REVIEWED: KNIGHT AND DAY

Knight and Day

Cruise and Diaz's parlance powers this Summer actioner.

2010 has been a year especially fraught with rom-com stinker after rom-com stinker, and when guns have been thrown into the mix, it has only seemed to make things worse – i.e. the dreadful Killers. Knight and Day, which plays like a turbo-charged, technologically advanced Hitchcock film, is a surprisingly potent mix of romance and carnage, milking its expensive and beauteous co-stars for all they’re worth.

Within moments of the lights going down, Roy Miller (Tom Cruise) bumps into June Havens (Cameron Diaz) in an airport. They don’t know each other – yet – but they realise they’re on the same flight, and so quickly become well-acquainted through a combination of mutual attraction and, well, gunfire. After takeoff, June returns from the airplane bathroom to find that Miller has disposed of everyone on the plane, including the pilots. He claims to be a secret agent being framed up by the FBI, while shady bureau G-Man Agent Fitzgerald (Peter Saarsgard) pursues him.

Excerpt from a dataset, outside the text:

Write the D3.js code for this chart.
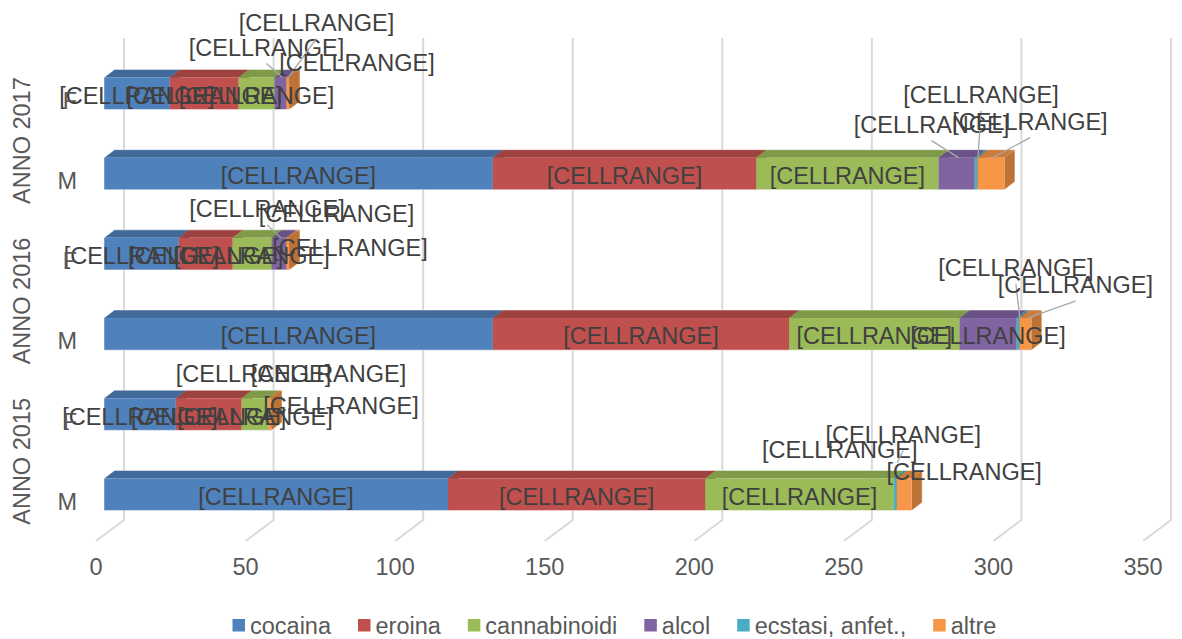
<!DOCTYPE html>
<html>
<head>
<meta charset="utf-8">
<script src="https://cdn.jsdelivr.net/npm/d3@7"></script>
<style>
  html, body { margin: 0; padding: 0; background: #ffffff; }
  svg { display: block; font-family: "Liberation Sans", Arial, sans-serif; }
</style>
</head>
<body>
<svg id="chart" width="1182" height="639"></svg>
<script>
// Categories (top to bottom): year groups, each with F and M rows
const years = ["ANNO 2017", "ANNO 2016", "ANNO 2015"];
const sexes = ["F", "M"];
const seriesNames = ["cocaina", "eroina", "cannabinoidi", "alcol", "ecstasi, anfet.,", "altre"];

// Values per row: 2017 F, 2017 M, 2016 F, 2016 M, 2015 F, 2015 M
const cocaina      = [22, 130, 25, 130, 24, 115];
const eroina       = [23,  88, 18,  99, 22,  86];
const cannabinoidi = [12,  61, 13,  57,  9,  63];
const alcol        = [ 4,  12,  5,  19,  0,   0];
const ecstasi      = [ 0,   1,  0,   1,  0,   1];
const altre        = [ 1,   9,  1,   4,  1,   5];

const xTicks = [0, 50, 100, 150, 200, 250, 300, 350];
const dataLabel = "[CELLRANGE]";

const seriesColors = ["#4f81bd", "#c0504d", "#9bbb59", "#8064a2", "#4bacc6", "#f79646"];

// Placement of the labels of the small segments: [row, series, dx, dy, leader]
// (dx, dy measured from the segment's front-top midpoint); series not listed are centred in the bar
const callouts = [
  [0, 3, -14, -30, true], [0, 4, 30, -55, true], [0, 5, 69, -15, false],
  [1, 3, -25, -33, true], [1, 4, 5, -63, true], [1, 5, 39, -36, true],
  [2, 3, -12, -29, true], [2, 4, 50, -24, false], [2, 5, 62, 10, false],
  [3, 4, -2, -50, true], [3, 5, 50, -33, true],
  [4, 3, -15, -24, false], [4, 4, 60, -24, false], [4, 5, 71, 8, false],
  [5, 3, -54, -29, false], [5, 4, 8, -44, true], [5, 5, 60, -7, false]
];

// ---- build table ----
const seriesValues = [cocaina, eroina, cannabinoidi, alcol, ecstasi, altre];
const rows = [];
years.forEach((yr, gi) => sexes.forEach((sx, si) => rows.push({ id: yr + "|" + sx, year: yr, sex: sx, index: gi * 2 + si })));
const stackInput = rows.map(r => {
  const o = { id: r.id };
  seriesNames.forEach((s, k) => o[s] = seriesValues[k][r.index]);
  return o;
});
const stacked = d3.stack().keys(seriesNames)(stackInput);

const svg = d3.select("#chart");
const fontSize = 23.5;

// front plane of the bars
const x = d3.scaleLinear().domain([0, 350]).range([104, 1151]);
const y = d3.scaleBand().domain(rows.map(r => r.id)).range([53.4, 534.6]);
const barH = y.bandwidth() * 0.4;

// oblique depth offsets
const depth = { dx: 10.5, dy: -8 };          // bar thickness
const wallShift = 20;                        // bar front -> back wall
const floorShift = { dx: -28, dy: 21 };      // back wall -> floor front
const wallTop = 38, wallBottom = 520;

function shade(c, k) { return d3.color(c).darker(k).formatHex(); }

// ---- gridlines on the back wall and floor ----
const grid = svg.append("g");
xTicks.forEach(t => {
  const xb = x(t) + wallShift;
  grid.append("path")
    .attr("d", `M${xb},${wallTop}L${xb},${wallBottom}L${xb + floorShift.dx},${wallBottom + floorShift.dy}`)
    .attr("fill", "none").attr("stroke", "#d9d9d9").attr("stroke-width", 2);
});

// ---- tick labels ----
svg.append("g").selectAll("text").data(xTicks).join("text")
  .attr("x", t => x(t) + wallShift + floorShift.dx)
  .attr("y", 567)
  .attr("dy", "0.35em")
  .attr("text-anchor", "middle")
  .attr("font-size", fontSize)
  .attr("fill", "#595959")
  .text(t => t);

// ---- 3D bars ----
const barsG = svg.append("g");
rows.forEach((r, ri) => {
  const top = y(r.id) + (y.bandwidth() - barH) / 2;
  const bot = top + barH;
  stacked.forEach((layer, k) => {
    const d = layer[ri];
    if (d[1] - d[0] <= 0) return;
    const x0 = x(d[0]), x1 = x(d[1]);
    const col = seriesColors[k];
    const g = barsG.append("g");
    // side face
    g.append("path")
      .attr("d", `M${x1},${top}L${x1 + depth.dx},${top + depth.dy}L${x1 + depth.dx},${bot + depth.dy}L${x1},${bot}Z`)
      .attr("fill", shade(col, 0.75));
    // top face
    g.append("path")
      .attr("d", `M${x0},${top}L${x0 + depth.dx},${top + depth.dy}L${x1 + depth.dx},${top + depth.dy}L${x1},${top}Z`)
      .attr("fill", shade(col, 0.55));
    // front face
    g.append("rect")
      .attr("x", x0).attr("y", top).attr("width", x1 - x0).attr("height", barH)
      .attr("fill", col);
  });
  // light rim around the bar
  const total = stacked[stacked.length - 1][ri][1];
  barsG.append("path")
    .attr("d", `M${x(0)},${bot}L${x(0)},${top}L${x(0) + depth.dx},${top + depth.dy}L${x(total) + depth.dx},${top + depth.dy}L${x(total) + depth.dx},${bot + depth.dy}L${x(total)},${bot}Z`)
    .attr("fill", "none").attr("stroke", "#ffffff").attr("stroke-opacity", 0.45).attr("stroke-width", 1);
});

// ---- data labels ----
const labelsG = svg.append("g");
const calloutKey = new Map(callouts.map(c => [c[0] + "_" + c[1], c]));
rows.forEach((r, ri) => {
  const top = y(r.id) + (y.bandwidth() - barH) / 2;
  const mid = top + barH / 2;
  stacked.forEach((layer, k) => {
    const d = layer[ri];
    const xm = (x(d[0]) + x(d[1])) / 2;
    const c = calloutKey.get(ri + "_" + k);
    let lx = xm, ly = mid + 2;
    if (c) {
      lx = xm + c[2];
      ly = top + c[3];
      if (c[4]) {
        const endY = (ri === 5) ? top - 16 : top;
        labelsG.append("line")
          .attr("x1", lx).attr("y1", ly + 16)
          .attr("x2", xm + 2).attr("y2", endY)
          .attr("stroke", "#a6a6a6").attr("stroke-width", 1.3);
      }
    }
    labelsG.append("text")
      .attr("x", lx).attr("y", ly).attr("dy", "0.35em")
      .attr("text-anchor", "middle")
      .attr("font-size", fontSize)
      .attr("fill", "#404040")
      .text(dataLabel);
  });
});

// ---- category axis ----
const catG = svg.append("g");
rows.forEach(r => {
  catG.append("text")
    .attr("x", 77).attr("y", y(r.id) + y.bandwidth() / 2 + 7).attr("dy", "0.35em")
    .attr("text-anchor", "end")
    .attr("font-size", fontSize).attr("fill", "#595959")
    .text(r.sex);
});
years.forEach(yr => {
  const cy = (y(yr + "|F") + y(yr + "|M") + y.bandwidth()) / 2 + 7;
  catG.append("text")
    .attr("transform", `translate(22,${cy}) rotate(-90)`)
    .attr("dy", "0.35em")
    .attr("text-anchor", "middle")
    .attr("font-size", fontSize).attr("fill", "#595959")
    .text(yr);
});

// ---- legend ----
const legend = svg.append("g");
let lxPos = 232.5;
seriesNames.forEach((s, k) => {
  legend.append("rect").attr("x", lxPos).attr("y", 619).attr("width", 12.5).attr("height", 12.5)
    .attr("fill", seriesColors[k]);
  const t = legend.append("text")
    .attr("x", lxPos + 17.5).attr("y", 625.5).attr("dy", "0.35em")
    .attr("font-size", fontSize).attr("fill", "#595959")
    .text(s);
  lxPos += 17.5 + t.node().getComputedTextLength() + 27;
});
</script>
</body>
</html>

Caught between the two, June must decide whether Miller is telling the truth or, as Fitzgerald claims, he has had a full-blown, Vanilla Sky-esque break with reality.

Director James Mangold is aware at seemingly all times that his big-budget spy pic is thoroughly ludicrous, perhaps even hokey. However, given his previous triumphs – immaculate Johnny Cash biopic Walk the Line, and stellar western remake 3:10 to Yuma – it is clear that Mangold is a man well-versed in genre, and he knows how to make them work. In the action/adventure/rom-com subset, he finds himself another, albeit lesser, success in Knight and Day.

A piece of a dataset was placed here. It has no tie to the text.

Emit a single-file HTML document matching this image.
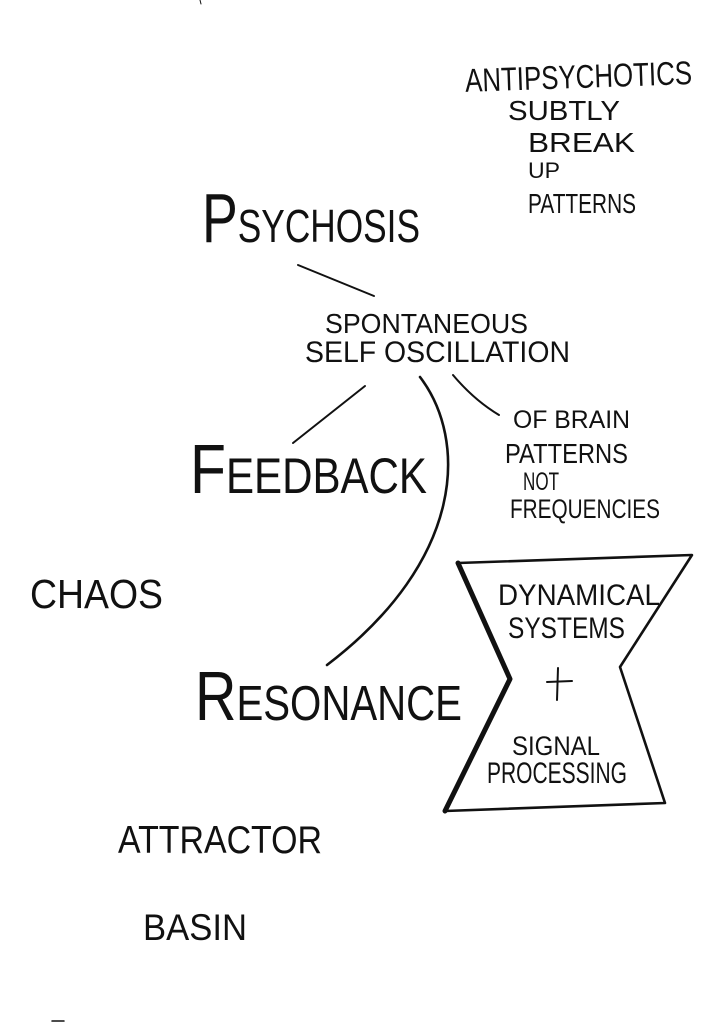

Day succeeds for two chief reasons – casting and pacing. Cruise and Diaz are an exceptionally matched pair, rallying dialogue off of one another like players on centre court, anticipating each other’s moves and performing in a wonderfully symbiotic synchronicity. Such is the strength of this partnership that the film’s slight demeanour isn’t only irrelevant, yet something of a cause for celebration. The mystery plot, though fairly involved, isn’t given a touch as much consideration as the myriad ways in which to generate sexual tension between the leads and, of course, the requisite means of blowing lots of stuff up.

From that early moment when Cruise begins incapacitating various agents on his plane, Knight and Day speeds off and never really stops for respite. The action is slick, fast-paced and gorgeously shot by Mangold, and while, yes, there is a lot of CGI here, there’s also plenty of organic stunt work, achieving a good balance between the two. In a sandwich structure of action-exposition-action, you certainly won’t be bored.

One oddity abounds, though; for a light, 12A-rated romantic comedy adventure film, the action is oddly, sometimes alienatingly brutal. Cruise slams assailants’ heads into overhead baggage compartments with sharp force, a resounding, reverberating thud emanating as a result. Though a lot of the action is silly, the close-combat stuff has a Bourne-like authenticity to it that is quite vexing and possibly too eschewed for audiences expecting the bloodless, amoral violence of a cartoon. One particular scene, in which a baddie is stabbed through the chest with a knife before pulling it out, as Diaz screams, “Why won’t you die!?”, is oddly, darkly comic in a film most often filled with agreeably broad, witty banter-based jibes.

Still, there’s an irresistible confidence to the whole thing; the plot may as well be a Macguffin that conveniently shows up as a segue for the explosions and sexiness. Diaz – safe for her career-making entrance scene in The Mask – has never looked better than in her red bikini here, while Cruise evidently hasn’t let himself go either. It is refreshing to find cheeky sexual wordplay that actually works in a sea of The Bounty Hunters and The Back Up Plans, and Knight and Day certainly cannot be faulted in that esteem. The narrative is slight and dappy, but it is as it needs to be; everyone on-board is on the same page, resulting in a snappy, unpretentious thrill-ride that’s tailor-made for Summer audiences.